# [WHAT IS ASKED]
Every line below should be copied exactly; drop the pictures.

# [SOURCE DATA]
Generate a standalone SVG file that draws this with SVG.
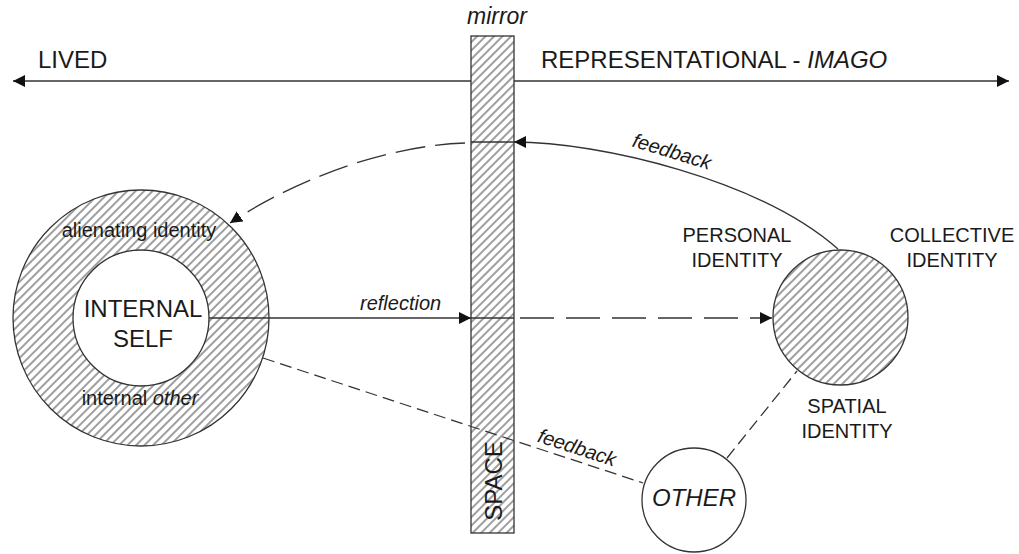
<svg xmlns="http://www.w3.org/2000/svg" width="1019" height="554" viewBox="0 0 1019 554">
  <style>
    .txt { font-family: "Liberation Sans", Arial, sans-serif; fill: #1a1a1a; }
    .big { font-size: 24px; }
    .small { font-size: 20px; }
    .it { font-style: italic; }
    .mid { text-anchor: middle; }
    .outline { stroke: #333; stroke-width: 1.3; }
    .line { fill: none; stroke: #333; stroke-width: 1.3; }
    .dash-long { stroke-dasharray: 34 12; }
    .dash-mid { stroke-dasharray: 30 10; }
    .dash-short { stroke-dasharray: 12 6; }
  </style>
  <defs>
    <pattern id="hatch" patternUnits="userSpaceOnUse" width="6" height="6" patternTransform="rotate(45)">
      <rect width="6" height="6" fill="#fff"/>
      <line x1="3" y1="0" x2="3" y2="6" stroke="#2a2a2a" stroke-width="0.9"/>
    </pattern>
    <marker id="arrow" viewBox="0 0 12 12" refX="12" refY="6" markerWidth="12" markerHeight="12" markerUnits="userSpaceOnUse" orient="auto">
      <path d="M0,0 L12,6 L0,12 Z" fill="#111"/>
    </marker>
  </defs>

  <rect width="1019" height="554" fill="#fff"/>

  <!-- axis: lived <-> representational -->
  <g id="axis">
    <line class="line" x1="492" y1="81" x2="13" y2="81" marker-end="url(#arrow)"/>
    <line class="line" x1="492" y1="81" x2="1009" y2="81" marker-end="url(#arrow)"/>
    <text class="txt big" x="38" y="68">LIVED</text>
    <text class="txt big" x="541" y="68">REPRESENTATIONAL - <tspan class="it">IMAGO</tspan></text>
  </g>

  <!-- mirror / space -->
  <g id="mirror">
    <rect class="outline" x="471" y="36" width="43" height="497" fill="url(#hatch)"/>
    <text class="txt it mid" x="497" y="24" font-size="23">mirror</text>
    <text class="txt big mid" x="502" y="481" transform="rotate(-90 502 481)">SPACE</text>
  </g>

  <!-- internal self with alienating ring -->
  <g id="self">
    <circle class="outline" cx="141" cy="318" r="128" fill="url(#hatch)"/>
    <circle class="outline" cx="141" cy="318" r="68" fill="#fff"/>
    <text class="txt small mid" x="139" y="237">alienating identity</text>
    <text class="txt big mid" x="143" y="317">INTERNAL</text>
    <text class="txt big mid" x="143" y="347">SELF</text>
    <text class="txt small mid" x="140" y="405">internal <tspan class="it">other</tspan></text>
  </g>

  <!-- identity -->
  <g id="identity">
    <circle class="outline" cx="840.5" cy="317.5" r="67.5" fill="url(#hatch)"/>
    <text class="txt small mid" x="737" y="242">PERSONAL</text>
    <text class="txt small mid" x="737" y="267">IDENTITY</text>
    <text class="txt small mid" x="952" y="242">COLLECTIVE</text>
    <text class="txt small mid" x="952" y="267">IDENTITY</text>
    <text class="txt small mid" x="847" y="413">SPATIAL</text>
    <text class="txt small mid" x="847" y="438">IDENTITY</text>
  </g>

  <!-- other -->
  <g id="other">
    <circle class="outline" cx="694" cy="500" r="52" fill="#fff"/>
    <text class="txt big it mid" x="694" y="506">OTHER</text>
  </g>

  <!-- connectors -->
  <g id="connectors">
    <!-- reflection -->
    <line class="line" x1="209" y1="318" x2="471" y2="318" marker-end="url(#arrow)"/>
    <line class="line" x1="471" y1="318" x2="514" y2="318"/>
    <line class="line dash-long" x1="520" y1="318" x2="772" y2="318" marker-end="url(#arrow)"/>
    <text class="txt small it" x="360" y="310">reflection</text>

    <!-- feedback from identity back to the mirror -->
    <path class="line" d="M838,249 C760,180 600,142 514,142" marker-end="url(#arrow)"/>
    <line class="line" x1="471" y1="142" x2="514" y2="142"/>
    <text class="txt small it mid" x="670" y="158" transform="rotate(17 670 158)">feedback</text>

    <!-- alienated image returning to the self -->
    <path class="line dash-mid" d="M465,143 C380,146 290,183 230,223" marker-end="url(#arrow)"/>

    <!-- feedback between self and the other -->
    <line class="line dash-short" x1="263" y1="358" x2="643" y2="483"/>
    <text class="txt small it mid" x="575" y="454" transform="rotate(18 575 454)">feedback</text>

    <!-- other to spatial identity -->
    <line class="line dash-short" x1="727" y1="458" x2="797" y2="371"/>
  </g>
</svg>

# [SOLVED EXERCISE]
Generate a standalone SVG file that draws this with SVG.
<svg xmlns="http://www.w3.org/2000/svg" width="1019" height="554" viewBox="0 0 1019 554">
  <style>
    .txt { font-family: "Liberation Sans", Arial, sans-serif; fill: #1a1a1a; }
    .big { font-size: 24px; }
    .small { font-size: 20px; }
    .it { font-style: italic; }
    .mid { text-anchor: middle; }
    .outline { stroke: #333; stroke-width: 1.3; }
    .line { fill: none; stroke: #333; stroke-width: 1.3; }
    .dash-long { stroke-dasharray: 34 12; }
    .dash-mid { stroke-dasharray: 30 10; }
    .dash-short { stroke-dasharray: 12 6; }
  </style>
  <defs>
    <pattern id="hatch" patternUnits="userSpaceOnUse" width="6" height="6" patternTransform="rotate(45)">
      <rect width="6" height="6" fill="#fff"/>
      <line x1="3" y1="0" x2="3" y2="6" stroke="#2a2a2a" stroke-width="0.9"/>
    </pattern>
    <marker id="arrow" viewBox="0 0 12 12" refX="12" refY="6" markerWidth="12" markerHeight="12" markerUnits="userSpaceOnUse" orient="auto">
      <path d="M0,0 L12,6 L0,12 Z" fill="#111"/>
    </marker>
  </defs>

  <rect width="1019" height="554" fill="#fff"/>

  <!-- axis: lived <-> representational -->
  <g id="axis">
    <line class="line" x1="492" y1="81" x2="13" y2="81" marker-end="url(#arrow)"/>
    <line class="line" x1="492" y1="81" x2="1009" y2="81" marker-end="url(#arrow)"/>
    <text class="txt big" x="38" y="68">LIVED</text>
    <text class="txt big" x="541" y="68">REPRESENTATIONAL - <tspan class="it">IMAGO</tspan></text>
  </g>

  <!-- mirror / space -->
  <g id="mirror">
    <rect class="outline" x="471" y="36" width="43" height="497" fill="url(#hatch)"/>
    <text class="txt it mid" x="497" y="24" font-size="23">mirror</text>
    <text class="txt big mid" x="502" y="481" transform="rotate(-90 502 481)">SPACE</text>
  </g>

  <!-- internal self with alienating ring -->
  <g id="self">
    <circle class="outline" cx="141" cy="318" r="128" fill="url(#hatch)"/>
    <circle class="outline" cx="141" cy="318" r="68" fill="#fff"/>
    <text class="txt small mid" x="139" y="237">alienating identity</text>
    <text class="txt big mid" x="143" y="317">INTERNAL</text>
    <text class="txt big mid" x="143" y="347">SELF</text>
    <text class="txt small mid" x="140" y="405">internal <tspan class="it">other</tspan></text>
  </g>

  <!-- identity -->
  <g id="identity">
    <circle class="outline" cx="840.5" cy="317.5" r="67.5" fill="url(#hatch)"/>
    <text class="txt small mid" x="737" y="242">PERSONAL</text>
    <text class="txt small mid" x="737" y="267">IDENTITY</text>
    <text class="txt small mid" x="952" y="242">COLLECTIVE</text>
    <text class="txt small mid" x="952" y="267">IDENTITY</text>
    <text class="txt small mid" x="847" y="413">SPATIAL</text>
    <text class="txt small mid" x="847" y="438">IDENTITY</text>
  </g>

  <!-- other -->
  <g id="other">
    <circle class="outline" cx="694" cy="500" r="52" fill="#fff"/>
    <text class="txt big it mid" x="694" y="506">OTHER</text>
  </g>

  <!-- connectors -->
  <g id="connectors">
    <!-- reflection -->
    <line class="line" x1="209" y1="318" x2="471" y2="318" marker-end="url(#arrow)"/>
    <line class="line" x1="471" y1="318" x2="514" y2="318"/>
    <line class="line dash-long" x1="520" y1="318" x2="772" y2="318" marker-end="url(#arrow)"/>
    <text class="txt small it" x="360" y="310">reflection</text>

    <!-- feedback from identity back to the mirror -->
    <path class="line" d="M838,249 C760,180 600,142 514,142" marker-end="url(#arrow)"/>
    <line class="line" x1="471" y1="142" x2="514" y2="142"/>
    <text class="txt small it mid" x="670" y="158" transform="rotate(17 670 158)">feedback</text>

    <!-- alienated image returning to the self -->
    <path class="line dash-mid" d="M465,143 C380,146 290,183 230,223" marker-end="url(#arrow)"/>

    <!-- feedback between self and the other -->
    <line class="line dash-short" x1="263" y1="358" x2="643" y2="483"/>
    <text class="txt small it mid" x="575" y="454" transform="rotate(18 575 454)">feedback</text>

    <!-- other to spatial identity -->
    <line class="line dash-short" x1="727" y1="458" x2="797" y2="371"/>
  </g>
</svg>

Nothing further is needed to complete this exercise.